» WORK TO BE COMPLETED
Output the first line of the listing and each line after it, up to and including the line that contains "import * as", exactly as written, minus the pictures.

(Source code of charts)
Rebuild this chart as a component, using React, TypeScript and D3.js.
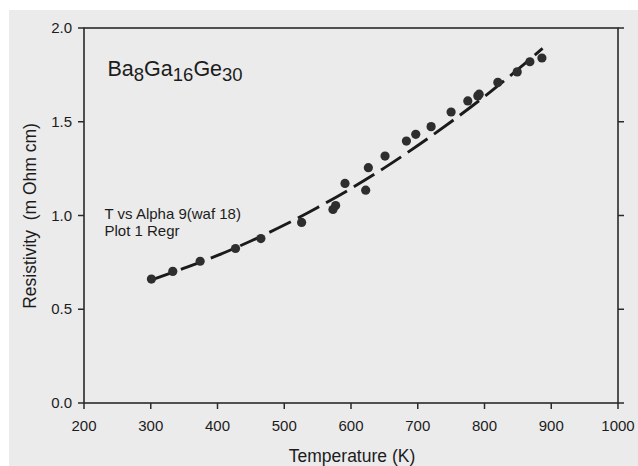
import React from "react";
import * as d3 from "d3";

const temps = [301, 333, 374, 427, 465, 526, 573, 577, 591, 622, 626, 651, 683, 697, 720, 750, 775, 790, 792, 820, 849, 868, 886];
const resist = [0.661, 0.702, 0.756, 0.824, 0.877, 0.963, 1.032, 1.053, 1.171, 1.135, 1.255, 1.317, 1.397, 1.433, 1.474, 1.552, 1.611, 1.638, 1.647, 1.71, 1.766, 1.82, 1.84];

const regrT = [300, 350, 400, 450, 500, 550, 600, 650, 700, 750, 800, 850, 887];
const regrR = [0.655, 0.719, 0.787, 0.864, 0.949, 1.043, 1.144, 1.254, 1.373, 1.5, 1.635, 1.779, 1.891];

const xTicks = [200, 300, 400, 500, 600, 700, 800, 900, 1000];
const yTicks = [0, 0.5, 1.0, 1.5, 2.0];

const FONT = "'Liberation Sans', Arial, Helvetica, sans-serif";
const INK = "#1c1c1c";

export default function App() {
  const W = 638, H = 466;
  const x = d3.scaleLinear().domain([200, 1000]).range([84, 618]);
  const y = d3.scaleLinear().domain([0, 2]).range([403, 28]);
  const pts = temps.map((t, i) => [t, resist[i]] as [number, number]);
  const regr = regrT.map((t, i) => [t, regrR[i]] as [number, number]);
  const line = d3.line<[number, number]>().x(d => x(d[0])).y(d => y(d[1])).curve(d3.curveMonotoneX);
  const [x0, x1] = x.range();
  const [yb, yt] = y.range();

  return (
    <svg width={W} height={H} style={{ position: "absolute", left: 0, top: 0 }} fontFamily={FONT}>
      <rect x={0} y={0} width={W} height={H} fill="#ffffff" />
      <rect x={9} y={10} width={W - 9} height={H - 10} fill="#ebebeb" />
      {/* frame */}
      <rect x={x0} y={yt} width={x1 - x0} height={yb - yt} fill="none" stroke="#2a2a2a" strokeWidth={1.6} />
      {yTicks.map(v => (
        <g key={"yl" + v}>
          <line x1={x0 - 6} x2={x0} y1={y(v)} y2={y(v)} stroke="#2a2a2a" strokeWidth={1.5} />
          <line x1={x1} x2={x1 + 6} y1={y(v)} y2={y(v)} stroke="#2a2a2a" strokeWidth={1.5} />
          <text x={x0 - 12} y={y(v) + 5} textAnchor="end" fontSize={15} fill={INK}>{d3.format(".1f")(v)}</text>
        </g>
      ))}
      {xTicks.map(v => (
        <g key={"xt" + v}>
          <line x1={x(v)} x2={x(v)} y1={yb} y2={yb + 6} stroke="#2a2a2a" strokeWidth={1.5} />
          <text x={x(v)} y={430.5} textAnchor="middle" fontSize={15} fill={INK}>{v}</text>
        </g>
      ))}
      <text x={352} y={462} textAnchor="middle" fontSize={17.5} fill={INK}>Temperature (K)</text>
      <text transform={`translate(35.5,216) rotate(-90)`} textAnchor="middle" fontSize={17.5} fill={INK} style={{ whiteSpace: "pre" }}>{"Resistivity  (m Ohm cm)"}</text>
      <path d={line(regr) || ""} fill="none" stroke="#1a1a1a" strokeWidth={2.9} strokeDasharray="24,8" />
      {pts.map((p, i) => (
        <circle key={i} cx={x(p[0])} cy={y(p[1])} r={4.6} fill="#2e2e2e" />
      ))}
      <text x={107.5} y={76} fill={INK} fontSize={21.5}>
        <tspan>Ba</tspan>
        <tspan fontSize={18.5} dy={4.5}>8</tspan>
        <tspan dy={-4.5}>Ga</tspan>
        <tspan fontSize={18.5} dy={4.5}>16</tspan>
        <tspan dy={-4.5}>Ge</tspan>
        <tspan fontSize={18.5} dy={4.5}>30</tspan>
      </text>
      <text x={104.5} y={218.5} fontSize={15} fill={INK}>T vs Alpha 9(waf 18)</text>
      <text x={104.5} y={236} fontSize={15} fill={INK}>Plot 1 Regr</text>
    </svg>
  );
}
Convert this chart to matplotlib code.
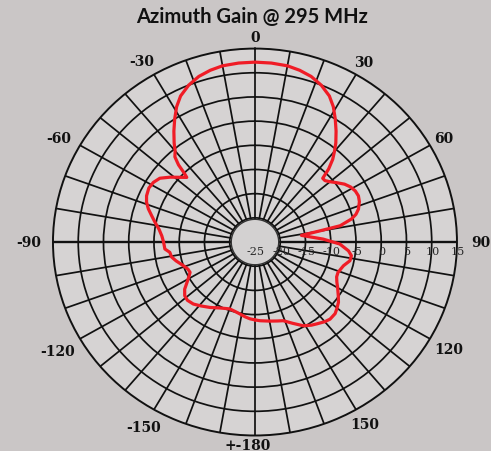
import numpy as np
import matplotlib
matplotlib.use("Agg")
import matplotlib.pyplot as plt

# ---- data ----
angles_deg = [-180, -176.4, -173, -169, -165, -160, -153, -146.6, -141, -136.4, -132,
              -128.6, -125, -122, -119, -116, -113, -109, -104, -100.6, -97.2, -94.6,
              -90, -86, -82, -78.4, -75, -72, -69, -66, -62, -58.5, -55, -51.4, -45.3,
              -44.5, -43.5, -42, -40, -38, -35, -32, -29, -26, -22, -18, -14, -10, -5,
              0, 5, 10, 14, 18, 22, 26, 29, 32, 35, 38, 40, 42, 44, 45.5, 47.5, 50,
              52.8, 56, 59, 62, 65, 68, 71.6, 74, 76, 78.7, 79.8, 81.5, 87.4, 91.4,
              95.6, 98.4, 101.6, 105.6, 108, 111, 114, 117, 120, 124, 127, 130.5, 133,
              137, 140, 144, 147, 151, 156, 161, 165, 170, 176.5, 180]
gain_db = [-8.9, -9.1, -9.4, -9.8, -10.1, -10.3, -9.7, -8.8, -8.0, -7.3, -7.0,
           -7.2, -8.0, -9.1, -10.0, -10.7, -10.6, -10.0, -8.9, -8.2, -8.0, -7.1,
           -6.9, -6.5, -5.8, -4.8, -3.8, -2.8, -2.0, -1.5, -1.2, -1.4, -2.0, -3.5, -6.0,
           -5.0, -3.0, -1.3, -0.4, 1.0, 3.0, 5.0, 7.0, 8.6, 10.0, 11.0, 11.6, 12.0, 12.15,
           12.2, 12.15, 12.0, 11.6, 11.0, 10.0, 8.6, 7.0, 5.0, 3.0, 1.0, -0.5, -2.0, -4.0,
           -6.2, -6.2, -5.6, -4.7, -3.6, -2.9, -2.5, -2.4, -2.7, -3.4, -4.2, -5.3, -7.8,
           -11.9, -15.7, -11.5, -8.2, -6.4, -5.7, -5.8, -6.8, -7.1, -7.4, -7.3, -6.8,
           -6.1, -5.1, -4.3, -3.7, -3.3, -3.2, -3.5, -4.1, -4.5, -5.2, -6.6, -7.8, -8.1,
           -8.4, -8.7, -8.9]
theta_label_texts = ["0", "30", "60", "90", "120", "150", "+-180", "-150", "-120", "-90", "-60", "-30"]
theta_label_angles = [0, 30, 60, 90, 120, 150, -178, -150, -120, -90, -61, -31]
theta_label_radii = [17.4, 17.9, 18.1, 19.75, 19.2, 18.5, 16.9, 19.2, 20.1, 19.75, 19.5, 18.7]
r_ticks = [-25, -20, -15, -10, -5, 0, 5, 10, 15]
title = "Azimuth Gain @ 295 MHz"

fig = plt.figure(figsize=(4.91, 4.52), dpi=100)
fig.patch.set_facecolor("#cac6c6")

ax = fig.add_axes([0.1079, 0.0343, 0.8228, 0.856], projection="polar")
ax.set_aspect("auto")
ax.set_facecolor("#d6d3d3")
ax.set_theta_zero_location("N")
ax.set_theta_direction(-1)
ax.set_rlim(-25, 15)

ax.set_thetagrids(np.arange(0, 360, 10), labels=[""] * 36)
ax.set_rgrids([-20, -15, -10, -5, 0, 5, 10], labels=[""] * 7)
ax.grid(True, color="#111111", lw=1.25)
ax.set_axisbelow(True)
ax.spines["polar"].set_color("#111111")
ax.spines["polar"].set_linewidth(1.4)
ax.tick_params(length=0)

# horizontal axis line emphasised
ax.plot(np.deg2rad([90, 90]), [-20, 15], color="#111111", lw=1.7, zorder=1.5)
ax.plot(np.deg2rad([-90, -90]), [-20, 15], color="#111111", lw=1.7, zorder=1.5)

# central hole
t = np.linspace(0, 2 * np.pi, 361)
ax.fill(t, np.full_like(t, -20.3), facecolor="#d3d1d1", edgecolor="#333333", lw=1.0, zorder=2)

# pattern
th = np.deg2rad(angles_deg)
ax.plot(th, gain_db, color="#f01c26", lw=2.3, zorder=4,
        solid_joinstyle="round", solid_capstyle="round")

# radial labels
for v in r_ticks:
    ax.annotate(str(v), xy=(np.deg2rad(90), v), xytext=(1, -9), textcoords="offset pixels",
                ha="center", va="center", fontsize=8, family="DejaVu Serif",
                color="#262626", zorder=5, annotation_clip=False)

# angle labels
for a, rr, s in zip(theta_label_angles, theta_label_radii, theta_label_texts):
    ax.text(np.deg2rad(a), rr, s, ha="center", va="center", fontsize=10,
            family="DejaVu Serif", fontweight="bold", color="#111111", clip_on=False)

fig.text(0.513, 0.962, title, ha="center", va="center", fontsize=14.5,
         family="Lato", fontweight="bold", color="#111111")

fig.savefig("out.png", dpi=100, facecolor=fig.get_facecolor())
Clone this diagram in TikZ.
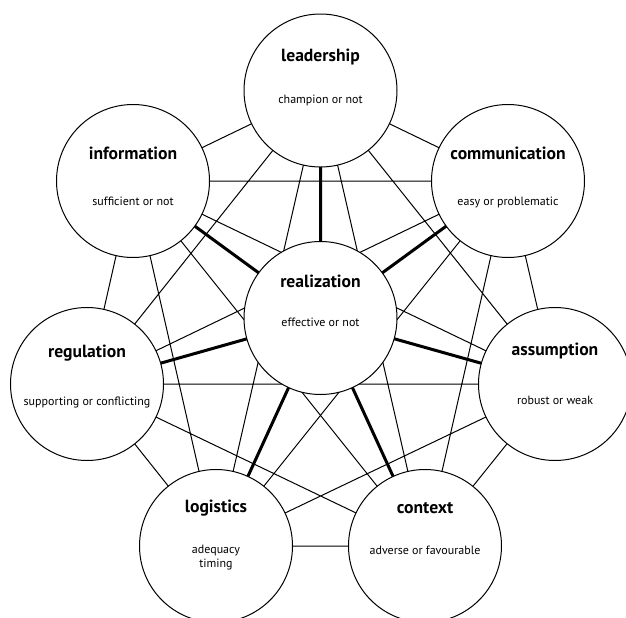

» OUTPUT OF THE TASK
Rebuild this chart as a component, using React, TypeScript and D3.js.
import React from "react";
import * as d3 from "d3";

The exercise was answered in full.